- _Challenge_:
Pictures stay out. Extract the lines below from the first one through the line with "['1,E+01', '1,E+02', '1,E+03', '1,E+04', '1,E+05', '1,E+06'];", both included.

- _Provided material_:
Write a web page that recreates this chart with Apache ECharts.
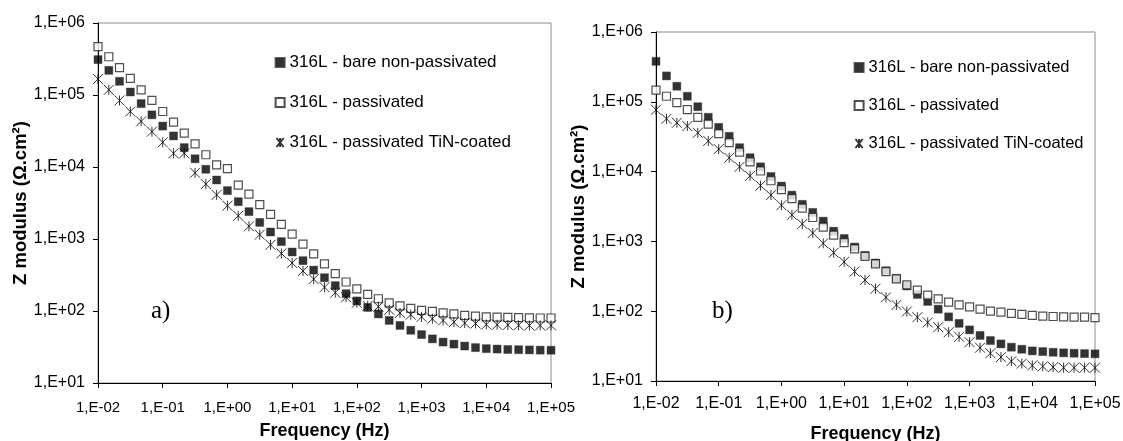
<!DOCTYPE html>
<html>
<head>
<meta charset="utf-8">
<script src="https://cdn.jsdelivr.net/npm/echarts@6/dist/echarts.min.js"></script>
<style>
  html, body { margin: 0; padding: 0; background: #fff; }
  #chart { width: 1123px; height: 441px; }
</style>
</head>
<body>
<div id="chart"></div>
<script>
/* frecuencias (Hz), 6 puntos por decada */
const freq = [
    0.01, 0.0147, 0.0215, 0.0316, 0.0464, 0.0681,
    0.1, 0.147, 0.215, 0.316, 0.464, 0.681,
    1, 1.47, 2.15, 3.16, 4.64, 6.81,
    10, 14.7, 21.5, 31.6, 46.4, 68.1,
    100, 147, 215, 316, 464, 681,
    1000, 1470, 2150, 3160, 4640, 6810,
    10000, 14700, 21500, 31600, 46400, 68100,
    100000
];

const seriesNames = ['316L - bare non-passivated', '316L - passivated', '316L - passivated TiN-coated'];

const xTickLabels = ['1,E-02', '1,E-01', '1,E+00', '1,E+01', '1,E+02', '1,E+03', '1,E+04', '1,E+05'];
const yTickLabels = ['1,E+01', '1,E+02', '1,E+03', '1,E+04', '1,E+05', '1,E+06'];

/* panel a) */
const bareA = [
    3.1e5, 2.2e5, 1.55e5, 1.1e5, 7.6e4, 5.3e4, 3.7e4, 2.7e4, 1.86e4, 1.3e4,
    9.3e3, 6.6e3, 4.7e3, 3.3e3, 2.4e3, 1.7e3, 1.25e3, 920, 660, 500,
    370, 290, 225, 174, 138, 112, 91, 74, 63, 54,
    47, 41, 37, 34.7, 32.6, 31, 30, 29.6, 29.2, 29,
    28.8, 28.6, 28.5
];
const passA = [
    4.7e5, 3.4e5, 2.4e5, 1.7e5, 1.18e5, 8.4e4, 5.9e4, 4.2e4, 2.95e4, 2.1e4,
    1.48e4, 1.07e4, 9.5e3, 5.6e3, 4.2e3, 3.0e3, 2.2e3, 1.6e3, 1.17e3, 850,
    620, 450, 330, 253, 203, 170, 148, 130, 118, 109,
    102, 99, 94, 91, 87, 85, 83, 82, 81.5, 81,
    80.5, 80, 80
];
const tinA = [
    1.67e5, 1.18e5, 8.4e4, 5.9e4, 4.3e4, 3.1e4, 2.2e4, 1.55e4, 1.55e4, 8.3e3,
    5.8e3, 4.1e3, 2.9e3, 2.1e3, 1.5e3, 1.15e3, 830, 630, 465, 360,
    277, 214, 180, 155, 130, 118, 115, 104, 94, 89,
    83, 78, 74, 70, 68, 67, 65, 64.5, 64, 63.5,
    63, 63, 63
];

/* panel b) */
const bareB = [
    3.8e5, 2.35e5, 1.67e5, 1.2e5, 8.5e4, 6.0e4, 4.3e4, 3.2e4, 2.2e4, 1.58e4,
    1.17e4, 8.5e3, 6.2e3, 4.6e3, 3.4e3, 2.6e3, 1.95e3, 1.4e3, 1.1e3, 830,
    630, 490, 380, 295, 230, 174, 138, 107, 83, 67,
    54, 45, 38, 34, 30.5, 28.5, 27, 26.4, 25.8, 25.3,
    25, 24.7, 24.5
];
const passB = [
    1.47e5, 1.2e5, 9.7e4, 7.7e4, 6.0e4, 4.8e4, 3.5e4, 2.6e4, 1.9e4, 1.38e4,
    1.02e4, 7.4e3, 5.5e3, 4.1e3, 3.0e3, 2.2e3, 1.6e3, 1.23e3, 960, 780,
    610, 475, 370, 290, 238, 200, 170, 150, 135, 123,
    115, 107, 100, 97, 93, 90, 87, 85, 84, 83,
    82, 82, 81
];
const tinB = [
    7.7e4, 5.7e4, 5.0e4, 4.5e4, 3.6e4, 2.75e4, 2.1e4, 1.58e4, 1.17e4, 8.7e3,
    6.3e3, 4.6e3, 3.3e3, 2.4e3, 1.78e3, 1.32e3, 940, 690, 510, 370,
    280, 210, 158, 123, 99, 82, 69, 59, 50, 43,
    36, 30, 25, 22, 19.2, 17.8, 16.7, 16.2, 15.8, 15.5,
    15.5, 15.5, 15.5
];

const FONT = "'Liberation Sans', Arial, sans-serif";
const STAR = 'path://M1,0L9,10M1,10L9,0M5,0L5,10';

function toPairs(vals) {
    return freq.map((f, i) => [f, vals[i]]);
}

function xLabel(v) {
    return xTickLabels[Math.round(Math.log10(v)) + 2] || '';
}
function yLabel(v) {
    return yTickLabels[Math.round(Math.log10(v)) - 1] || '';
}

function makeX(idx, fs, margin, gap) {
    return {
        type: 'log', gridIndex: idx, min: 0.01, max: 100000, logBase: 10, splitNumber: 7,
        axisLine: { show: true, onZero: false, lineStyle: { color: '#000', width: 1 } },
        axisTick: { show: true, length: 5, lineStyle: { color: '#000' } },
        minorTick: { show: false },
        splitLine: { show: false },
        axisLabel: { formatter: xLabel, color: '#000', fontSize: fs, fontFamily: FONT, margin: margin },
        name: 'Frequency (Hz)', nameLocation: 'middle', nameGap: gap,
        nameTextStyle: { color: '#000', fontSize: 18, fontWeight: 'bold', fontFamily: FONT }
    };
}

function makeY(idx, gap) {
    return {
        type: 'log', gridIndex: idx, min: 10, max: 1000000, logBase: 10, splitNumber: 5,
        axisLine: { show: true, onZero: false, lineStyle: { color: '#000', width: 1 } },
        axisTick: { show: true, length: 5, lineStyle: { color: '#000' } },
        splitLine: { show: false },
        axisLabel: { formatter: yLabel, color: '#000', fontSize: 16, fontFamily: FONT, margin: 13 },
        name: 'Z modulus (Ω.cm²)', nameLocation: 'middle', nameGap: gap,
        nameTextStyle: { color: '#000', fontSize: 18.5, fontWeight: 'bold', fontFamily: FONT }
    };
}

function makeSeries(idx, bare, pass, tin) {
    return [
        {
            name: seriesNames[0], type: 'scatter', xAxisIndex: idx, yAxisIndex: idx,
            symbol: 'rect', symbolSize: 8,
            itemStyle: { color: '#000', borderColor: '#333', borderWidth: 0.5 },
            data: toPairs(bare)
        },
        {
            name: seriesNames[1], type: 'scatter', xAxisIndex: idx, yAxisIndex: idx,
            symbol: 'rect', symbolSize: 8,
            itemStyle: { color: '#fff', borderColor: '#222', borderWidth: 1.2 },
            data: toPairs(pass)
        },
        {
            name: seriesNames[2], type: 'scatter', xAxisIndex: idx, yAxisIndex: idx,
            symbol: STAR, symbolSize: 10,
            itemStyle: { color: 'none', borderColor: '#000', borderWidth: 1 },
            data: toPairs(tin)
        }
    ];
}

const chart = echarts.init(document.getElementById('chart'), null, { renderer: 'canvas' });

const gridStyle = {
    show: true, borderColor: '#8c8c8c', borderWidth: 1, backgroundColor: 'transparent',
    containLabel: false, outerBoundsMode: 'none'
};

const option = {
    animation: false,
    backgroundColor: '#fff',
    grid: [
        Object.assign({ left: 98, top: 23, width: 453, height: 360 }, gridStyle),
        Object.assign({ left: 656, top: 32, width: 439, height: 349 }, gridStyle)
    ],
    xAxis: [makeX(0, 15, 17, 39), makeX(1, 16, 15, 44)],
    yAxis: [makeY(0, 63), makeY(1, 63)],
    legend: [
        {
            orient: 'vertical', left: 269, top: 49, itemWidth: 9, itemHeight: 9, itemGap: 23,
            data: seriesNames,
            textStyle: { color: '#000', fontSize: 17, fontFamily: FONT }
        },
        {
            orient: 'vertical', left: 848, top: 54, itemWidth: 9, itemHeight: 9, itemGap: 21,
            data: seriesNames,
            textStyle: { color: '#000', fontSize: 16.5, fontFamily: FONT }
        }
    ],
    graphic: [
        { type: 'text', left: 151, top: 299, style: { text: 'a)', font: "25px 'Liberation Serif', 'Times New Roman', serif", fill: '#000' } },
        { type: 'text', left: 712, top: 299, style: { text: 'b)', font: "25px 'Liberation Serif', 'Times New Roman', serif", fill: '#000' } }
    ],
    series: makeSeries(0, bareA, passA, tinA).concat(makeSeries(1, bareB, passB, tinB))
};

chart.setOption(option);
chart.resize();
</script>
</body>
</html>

- _Exercise answer_:
Write a web page that recreates this chart with Apache ECharts.
<!DOCTYPE html>
<html>
<head>
<meta charset="utf-8">
<script src="https://cdn.jsdelivr.net/npm/echarts@6/dist/echarts.min.js"></script>
<style>
  html, body { margin: 0; padding: 0; background: #fff; }
  #chart { width: 1123px; height: 441px; }
</style>
</head>
<body>
<div id="chart"></div>
<script>
/* frecuencias (Hz), 6 puntos por decada */
const freq = [
    0.01, 0.0147, 0.0215, 0.0316, 0.0464, 0.0681,
    0.1, 0.147, 0.215, 0.316, 0.464, 0.681,
    1, 1.47, 2.15, 3.16, 4.64, 6.81,
    10, 14.7, 21.5, 31.6, 46.4, 68.1,
    100, 147, 215, 316, 464, 681,
    1000, 1470, 2150, 3160, 4640, 6810,
    10000, 14700, 21500, 31600, 46400, 68100,
    100000
];

const seriesNames = ['316L - bare non-passivated', '316L - passivated', '316L - passivated TiN-coated'];

const xTickLabels = ['1,E-02', '1,E-01', '1,E+00', '1,E+01', '1,E+02', '1,E+03', '1,E+04', '1,E+05'];
const yTickLabels = ['1,E+01', '1,E+02', '1,E+03', '1,E+04', '1,E+05', '1,E+06'];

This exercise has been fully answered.